Find out where to look for Extraterrestrial Life. What planets are likely to have the right conditions? And what makes Earth special? So far, in this age of planet hunting, we’ve yet to find anything like our solar system… with rocky inner planets in neat circular orbits, and evenly spaced gas giants on the periphery.

Instead, astronomers have glimpsed a diverse planetary zoo, with giant planets in wide orbits around their parent stars, others that swing in so close they leave a comet-like tail, or molten rocky worlds emblazoned with oceans of lava. These finds have added new complexity to theories of how solar systems emerge in the birth of a star.
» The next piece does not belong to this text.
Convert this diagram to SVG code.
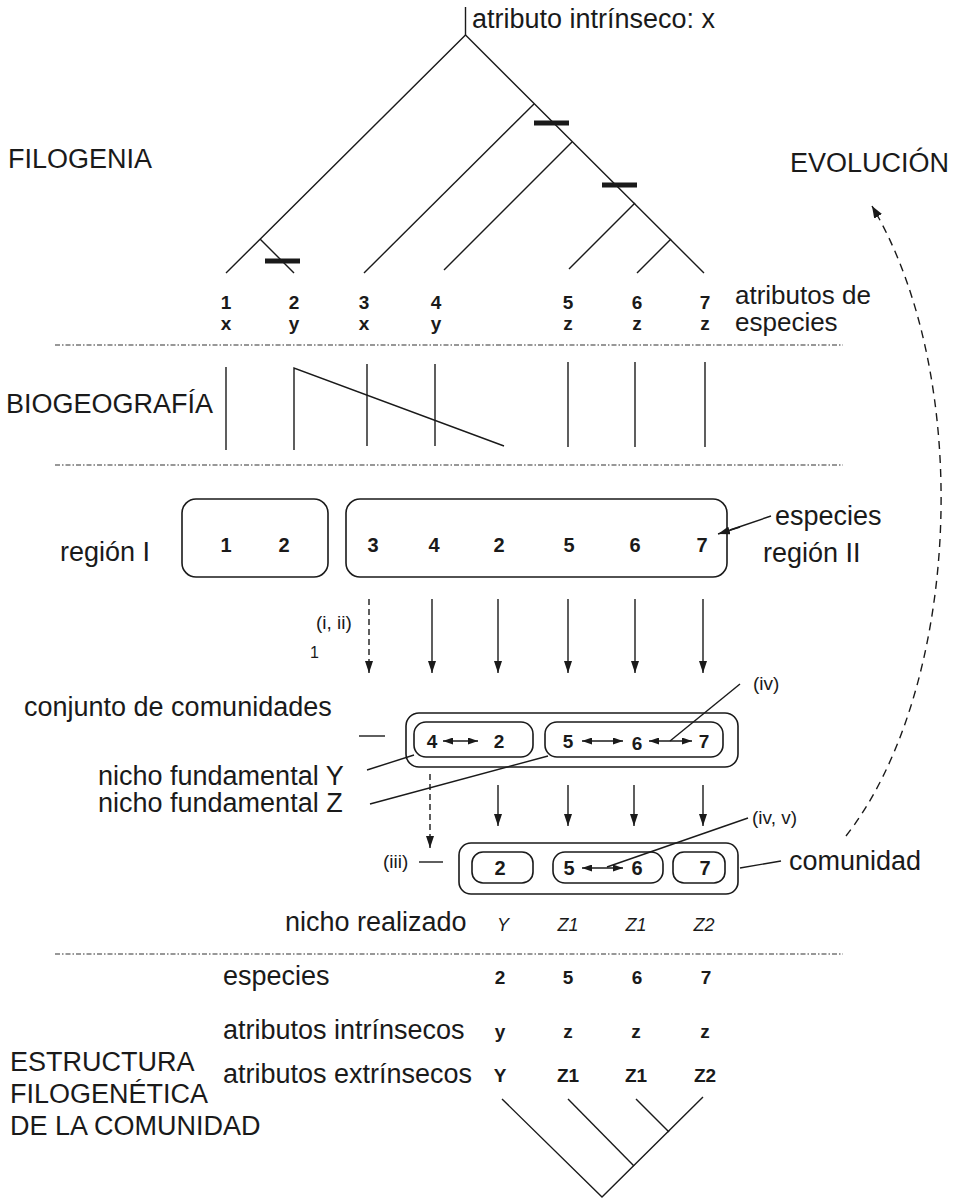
<svg xmlns="http://www.w3.org/2000/svg" width="958" height="1199" viewBox="0 0 958 1199">
  <style>
    text { font-family: "Liberation Sans", Arial, sans-serif; fill: #1a1a1a; }
    .big { font-size: 27px; }
    .mid { font-size: 26px; }
    .sm { font-size: 19px; }
    .num { font-size: 19px; font-weight: bold; text-anchor: middle; }
    .num2 { font-size: 20px; font-weight: bold; text-anchor: middle; }
    .it { font-size: 18px; font-style: italic; text-anchor: middle; }
    .ln { stroke: #1a1a1a; stroke-width: 1.4; fill: none; }
    .bar { fill: #1a1a1a; }
    .sep { stroke: #333; stroke-width: 1.2; stroke-dasharray: 5 2 1.5 2; fill: none; }
    .box { stroke: #1a1a1a; stroke-width: 1.6; fill: none; }
    .arr { stroke: #1a1a1a; stroke-width: 1.4; fill: none; marker-end: url(#ah); }
    .darr { stroke: #1a1a1a; stroke-width: 1.4; fill: none; stroke-dasharray: 6 4; marker-end: url(#ah); }
    .dbl { stroke: #1a1a1a; stroke-width: 1.4; fill: none; marker-start: url(#sh); marker-end: url(#sh); }
  </style>
  <defs>
    <marker id="ah" viewBox="0 0 12 8" refX="12" refY="4" markerWidth="12" markerHeight="8" markerUnits="userSpaceOnUse" orient="auto">
      <path d="M0,0 L12,4 L0,8 z" fill="#1a1a1a"/>
    </marker>
    <marker id="sh" viewBox="0 0 10 7" refX="10" refY="3.5" markerWidth="10" markerHeight="7" markerUnits="userSpaceOnUse" orient="auto-start-reverse">
      <path d="M0,0 L10,3.5 L0,7 z" fill="#1a1a1a"/>
    </marker>
    <marker id="eh" viewBox="0 0 12 9" refX="12" refY="4.5" markerWidth="12" markerHeight="9" markerUnits="userSpaceOnUse" orient="auto">
      <path d="M0,0 L12,4.5 L0,9 z" fill="#1a1a1a"/>
    </marker>
  </defs>

  <!-- section titles -->
  <g id="section-labels">
    <text class="big" x="8" y="168">FILOGENIA</text>
    <text class="big" x="790" y="172">EVOLUCIÓN</text>
    <text class="big" x="6" y="413">BIOGEOGRAFÍA</text>
    <text class="big" x="10" y="1071">ESTRUCTURA</text>
    <text class="big" x="10" y="1103">FILOGENÉTICA</text>
    <text class="big" x="10" y="1135">DE LA COMUNIDAD</text>
  </g>

  <!-- dash-dot separators between sections -->
  <g id="separators">
    <line class="sep" x1="55" y1="345" x2="843" y2="345"/>
    <line class="sep" x1="55" y1="465" x2="843" y2="465"/>
    <line class="sep" x1="55" y1="954" x2="843" y2="954"/>
  </g>

  <!-- phylogeny of the regional pool -->
  <g id="phylogeny">
    <line class="ln" x1="465.5" y1="7" x2="465.5" y2="35"/>
    <text class="big" x="472" y="28">atributo intrínseco: x</text>
    <polyline class="ln" points="226,273 465.5,35 704,273"/>
    <line class="ln" x1="260" y1="239" x2="294" y2="273"/>
    <line class="ln" x1="534" y1="104" x2="364" y2="273"/>
    <line class="ln" x1="572" y1="142" x2="444" y2="270"/>
    <line class="ln" x1="635" y1="203" x2="569" y2="269"/>
    <line class="ln" x1="671" y1="239" x2="637" y2="273"/>
    <rect class="bar" x="265" y="258.5" width="35" height="5"/>
    <rect class="bar" x="534" y="120.5" width="35" height="5"/>
    <rect class="bar" x="602" y="182.5" width="35" height="5"/>
  </g>

  <g id="species-attributes">
    <text class="num" x="226" y="309">1</text>
    <text class="num" x="294" y="309">2</text>
    <text class="num" x="364" y="309">3</text>
    <text class="num" x="436" y="309">4</text>
    <text class="num" x="568" y="309">5</text>
    <text class="num" x="637" y="309">6</text>
    <text class="num" x="705" y="309">7</text>
    <text class="num" x="226" y="330">x</text>
    <text class="num" x="294" y="330">y</text>
    <text class="num" x="364" y="330">x</text>
    <text class="num" x="436" y="330">y</text>
    <text class="num" x="568" y="330">z</text>
    <text class="num" x="637" y="330">z</text>
    <text class="num" x="705" y="330">z</text>
    <text class="mid" x="735" y="304">atributos de</text>
    <text class="mid" x="735" y="331">especies</text>
  </g>

  <!-- distributions -->
  <g id="biogeography">
    <line class="ln" x1="226" y1="367" x2="226" y2="450"/>
    <polyline class="ln" points="294,450 294,368 504,446"/>
    <line class="ln" x1="367" y1="364" x2="367" y2="446"/>
    <line class="ln" x1="435" y1="364" x2="435" y2="446"/>
    <line class="ln" x1="568" y1="362" x2="568" y2="447"/>
    <line class="ln" x1="635" y1="362" x2="635" y2="447"/>
    <line class="ln" x1="705" y1="362" x2="705" y2="447"/>
  </g>

  <!-- regional species pools -->
  <g id="region-I">
    <rect class="box" x="182" y="499" width="146" height="78" rx="14"/>
    <text class="num2" x="226" y="552">1</text>
    <text class="num2" x="284" y="552">2</text>
    <text class="big" x="60" y="561">región I</text>
  </g>
  <g id="region-II">
    <rect class="box" x="346" y="499" width="381" height="78" rx="14"/>
    <text class="num2" x="373" y="552">3</text>
    <text class="num2" x="434" y="552">4</text>
    <text class="num2" x="499" y="552">2</text>
    <text class="num2" x="569" y="552">5</text>
    <text class="num2" x="635" y="552">6</text>
    <text class="num2" x="702" y="552">7</text>
    <text class="big" x="763" y="562">región II</text>
    <text class="big" x="775" y="525">especies</text>
  </g>

  <g id="filter-labels">
    <text class="sm" x="316" y="629">(i, ii)</text>
    <text x="310" y="658" font-size="16">1</text>
    <text class="big" x="24" y="716">conjunto de comunidades</text>
    <text class="big" x="98" y="785">nicho fundamental Y</text>
    <text class="big" x="98" y="812">nicho fundamental Z</text>
    <text class="sm" x="753" y="690">(iv)</text>
    <text class="sm" x="752" y="824">(iv, v)</text>
    <text class="sm" x="383" y="868">(iii)</text>
    <text class="big" x="789" y="870">comunidad</text>
    <text class="big" x="285" y="931">nicho realizado</text>
  </g>

  <!-- community pool -->
  <g id="community-pool">
    <rect class="box" x="406" y="713" width="332" height="54" rx="13"/>
    <rect class="box" x="414" y="722" width="119" height="35" rx="12"/>
    <rect class="box" x="545" y="722" width="178" height="35" rx="12"/>
    <text class="num" x="432" y="748">4</text>
    <text class="num" x="499" y="748">2</text>
    <text class="num" x="568" y="748">5</text>
    <text class="num" x="637" y="750">6</text>
    <text class="num" x="704" y="748">7</text>
  </g>

  <!-- local community -->
  <g id="community">
    <rect class="box" x="459" y="843" width="279" height="51" rx="12"/>
    <rect class="box" x="472" y="852" width="61" height="31" rx="11"/>
    <rect class="box" x="553" y="852" width="110" height="31" rx="12"/>
    <rect class="box" x="673" y="852" width="52" height="31" rx="11"/>
    <text class="num2" x="500" y="875">2</text>
    <text class="num2" x="569" y="875">5</text>
    <text class="num2" x="637" y="875">6</text>
    <text class="num2" x="705" y="875">7</text>
  </g>

  <g id="realized-niche">
    <text class="it" x="503" y="931">Y</text>
    <text class="it" x="568" y="931">Z1</text>
    <text class="it" x="636" y="931">Z1</text>
    <text class="it" x="704" y="931">Z2</text>
  </g>

  <!-- community phylogenetic structure table -->
  <g id="structure-table">
    <text class="big" x="223" y="985">especies</text>
    <text class="big" x="223" y="1039" font-size="28">atributos intrínsecos</text>
    <text class="big" x="223" y="1083" font-size="28">atributos extrínsecos</text>
    <text class="num" x="500" y="984">2</text>
    <text class="num" x="568" y="984">5</text>
    <text class="num" x="637" y="984">6</text>
    <text class="num" x="706" y="984">7</text>
    <text class="num" x="500" y="1038">y</text>
    <text class="num" x="568" y="1038">z</text>
    <text class="num" x="636" y="1038">z</text>
    <text class="num" x="705" y="1038">z</text>
    <text class="num" x="500" y="1082">Y</text>
    <text class="num" x="568" y="1082">Z1</text>
    <text class="num" x="636" y="1082">Z1</text>
    <text class="num" x="705" y="1082">Z2</text>
  </g>

  <g id="community-tree">
    <polyline class="ln" points="502,1099 602,1197 703,1097"/>
    <line class="ln" x1="568" y1="1099" x2="634" y2="1166"/>
    <line class="ln" x1="636" y1="1099" x2="669" y2="1132"/>
  </g>

  <!-- connectors -->
  <g id="connectors">
    <line class="ln" x1="771" y1="516" x2="730" y2="530"/>
    <line class="arr" x1="740" y1="527" x2="718" y2="534"/>
    <line class="darr" x1="369" y1="599" x2="369" y2="673"/>
    <line class="arr" x1="432" y1="599" x2="432" y2="673"/>
    <line class="arr" x1="498" y1="599" x2="498" y2="673"/>
    <line class="arr" x1="568" y1="599" x2="568" y2="673"/>
    <line class="arr" x1="635" y1="599" x2="635" y2="673"/>
    <line class="arr" x1="703" y1="599" x2="703" y2="673"/>
    <line class="ln" x1="359" y1="736" x2="385" y2="736" stroke-width="2.2"/>
    <line class="ln" x1="367" y1="770" x2="414" y2="755"/>
    <line class="ln" x1="370" y1="804" x2="548" y2="756"/>
    <line class="dbl" x1="443" y1="741" x2="478" y2="741"/>
    <line class="dbl" x1="582" y1="741" x2="623" y2="741"/>
    <line class="dbl" x1="649" y1="741" x2="692" y2="741"/>
    <line class="ln" x1="740" y1="684" x2="670" y2="741"/>
    <line class="darr" x1="430" y1="774" x2="430" y2="848"/>
    <line class="arr" x1="498" y1="785" x2="498" y2="826"/>
    <line class="arr" x1="568" y1="785" x2="568" y2="826"/>
    <line class="arr" x1="634" y1="785" x2="634" y2="826"/>
    <line class="arr" x1="703" y1="785" x2="703" y2="826"/>
    <line class="ln" x1="419" y1="862" x2="443" y2="862" stroke-width="2.2"/>
    <line class="dbl" x1="582" y1="868" x2="623" y2="868"/>
    <line class="ln" x1="748" y1="818" x2="607" y2="867"/>
    <line class="ln" x1="740" y1="868" x2="781" y2="861"/>
    <path d="M846,836 C960,690 975,380 872,206" fill="none" stroke="#1a1a1a" stroke-width="1.4" stroke-dasharray="8 6" marker-end="url(#eh)"/>
  </g>
</svg>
As dust and gas swirl into the newborn star, they form a proto-planetary disk. Within this Frisbee-like structure, gravity sculpts planetary bodies that grow in size, sweeping up smaller bodies that form around them. Current theory holds that giant planets, forming on the periphery, commonly migrate into the inner solar system. This confirms the observation of so-called hot Jupiters orbiting perilously close to their parent stars.
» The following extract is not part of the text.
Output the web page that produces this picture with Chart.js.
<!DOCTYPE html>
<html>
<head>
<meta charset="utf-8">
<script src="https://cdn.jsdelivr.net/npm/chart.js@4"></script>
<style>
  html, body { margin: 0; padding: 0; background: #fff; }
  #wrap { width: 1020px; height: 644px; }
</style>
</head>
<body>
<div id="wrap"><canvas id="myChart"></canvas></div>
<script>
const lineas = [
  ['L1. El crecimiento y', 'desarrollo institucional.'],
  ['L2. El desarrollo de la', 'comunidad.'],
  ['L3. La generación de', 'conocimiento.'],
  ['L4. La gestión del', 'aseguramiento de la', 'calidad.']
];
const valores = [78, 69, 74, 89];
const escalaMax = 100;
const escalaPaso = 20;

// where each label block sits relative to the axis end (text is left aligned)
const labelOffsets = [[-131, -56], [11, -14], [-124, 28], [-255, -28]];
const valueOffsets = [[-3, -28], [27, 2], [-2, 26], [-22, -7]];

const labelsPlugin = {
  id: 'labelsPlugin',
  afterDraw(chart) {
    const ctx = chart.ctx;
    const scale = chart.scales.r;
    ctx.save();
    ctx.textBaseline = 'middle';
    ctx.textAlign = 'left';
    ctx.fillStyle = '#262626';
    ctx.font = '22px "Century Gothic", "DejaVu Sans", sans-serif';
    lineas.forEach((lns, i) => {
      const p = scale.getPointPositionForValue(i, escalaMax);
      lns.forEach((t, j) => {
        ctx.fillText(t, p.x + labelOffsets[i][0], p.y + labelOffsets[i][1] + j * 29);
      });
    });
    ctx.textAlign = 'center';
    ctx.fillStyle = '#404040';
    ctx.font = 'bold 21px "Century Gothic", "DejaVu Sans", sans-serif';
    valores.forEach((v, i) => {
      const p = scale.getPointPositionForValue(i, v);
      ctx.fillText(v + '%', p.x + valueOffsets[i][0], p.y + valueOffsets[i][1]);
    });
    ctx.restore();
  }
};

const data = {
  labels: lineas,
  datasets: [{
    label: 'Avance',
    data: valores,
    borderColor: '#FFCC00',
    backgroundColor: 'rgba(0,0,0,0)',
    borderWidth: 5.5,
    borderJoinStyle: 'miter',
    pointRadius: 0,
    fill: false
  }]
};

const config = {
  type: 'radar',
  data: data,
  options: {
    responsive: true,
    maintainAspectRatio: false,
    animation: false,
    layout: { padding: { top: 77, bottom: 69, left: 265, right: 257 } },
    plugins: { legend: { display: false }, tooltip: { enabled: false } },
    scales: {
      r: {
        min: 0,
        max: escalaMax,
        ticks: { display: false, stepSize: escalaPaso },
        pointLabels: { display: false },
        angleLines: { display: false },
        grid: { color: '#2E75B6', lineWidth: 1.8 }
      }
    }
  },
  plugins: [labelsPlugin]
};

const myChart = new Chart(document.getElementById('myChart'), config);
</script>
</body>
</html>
But these giants may clear out smaller rocky planets that form close to the star, creating a planetary desert… just where you’d hope to find life. Does that make the search for another Earth a wild goose chase? To find out, a group of planet hunters, using the Keck Telescope in Hawaii, examined a sample of 166 sun-like stars within 80 light years of Earth.

To their surprise, they found that as many as a quarter of all sun-like stars should have planets roughly the size of Earth. Now enter the Kepler Space Telescope, launched in March 2009 on a mission to find Earth-like planets.

Over a four-month period in 2009, it observed the light of over 150,000 stars, within 3000 light years of Earth. The data showed that at least in one case, the planetary desert is not so barren.

The star Kepler 11 is a yellow dwarf similar to our sun. It has at least five planets close enough to be inside the orbit of our Mercury, with a sixth inside the orbit of Venus. There may well be additional planets further out. That won’t be known until 2012, when data from longer orbits is complete.

Overall, Kepler turned up 58 planets in the so-called habitable zone. Most are large gas planets, but who’s to say that some of them don’t have moons with liquid water? Think Avatar, Pandora.

With a growing planetary database, astronomers are beginning to redefine what it takes to spawn life as we know it. Ideally, astronomers will one day stumble upon a world about the size of Earth, with oceans, an atmosphere, a moon to stabilize its orbit, a robust magnetic field to shelter it from solar winds, and creatures beaming television shows into space that reveal their presence.

Until then, the most fertile ground for finding life turns out to be a long-overlooked class of stars.

M Stars, or red dwarfs, range from one half to one-twentieth the mass of our sun and make up 76% of all the stars in our galaxy. The most famous is in the southern constellation of Libra, just 20 light years away, called Gliese 581. A team of French and Swiss astronomers had been studying its light from a telescope in the mountains of Chile.

They noticed a slight jitter: the gravitational tugging of planets. From this so-called radial velocity, they deduced the presence of Gliese 581B, a planet with sixteen times the mass of Earth. At a distance of only six million kilometers, it’s bound to be very hot.

Then came planet C, with an orbit of 11 million kilometers. Still too hot. Then there’s D, at about 33 million kilometers from its sun.

At the outer edge of the star’s habitable zone, it receives only 30% of the light that Earth gets from our Sun. Compare it to Mars, where surface temperatures average around –59 degrees Celsius Astronomers suspect that Planet D is an icy world that migrated in from the outer solar system.

Red dwarfs are known as “Flare Stars” for the violent eruptions that take place on their surfaces. In 1985, the red dwarf AD Leo erupted with a thousand times more power than the worst solar eruptions. To find out what that would do to a planet in a close orbit, scientists simulated the blast.

They found that ultraviolet radiation from the star would split oxygen molecules in the planet’s atmosphere, forming ozone. That’s could be enough to shield it from harm. Studies like this are prompting scientists to redefine just what they mean by “habitable zone.”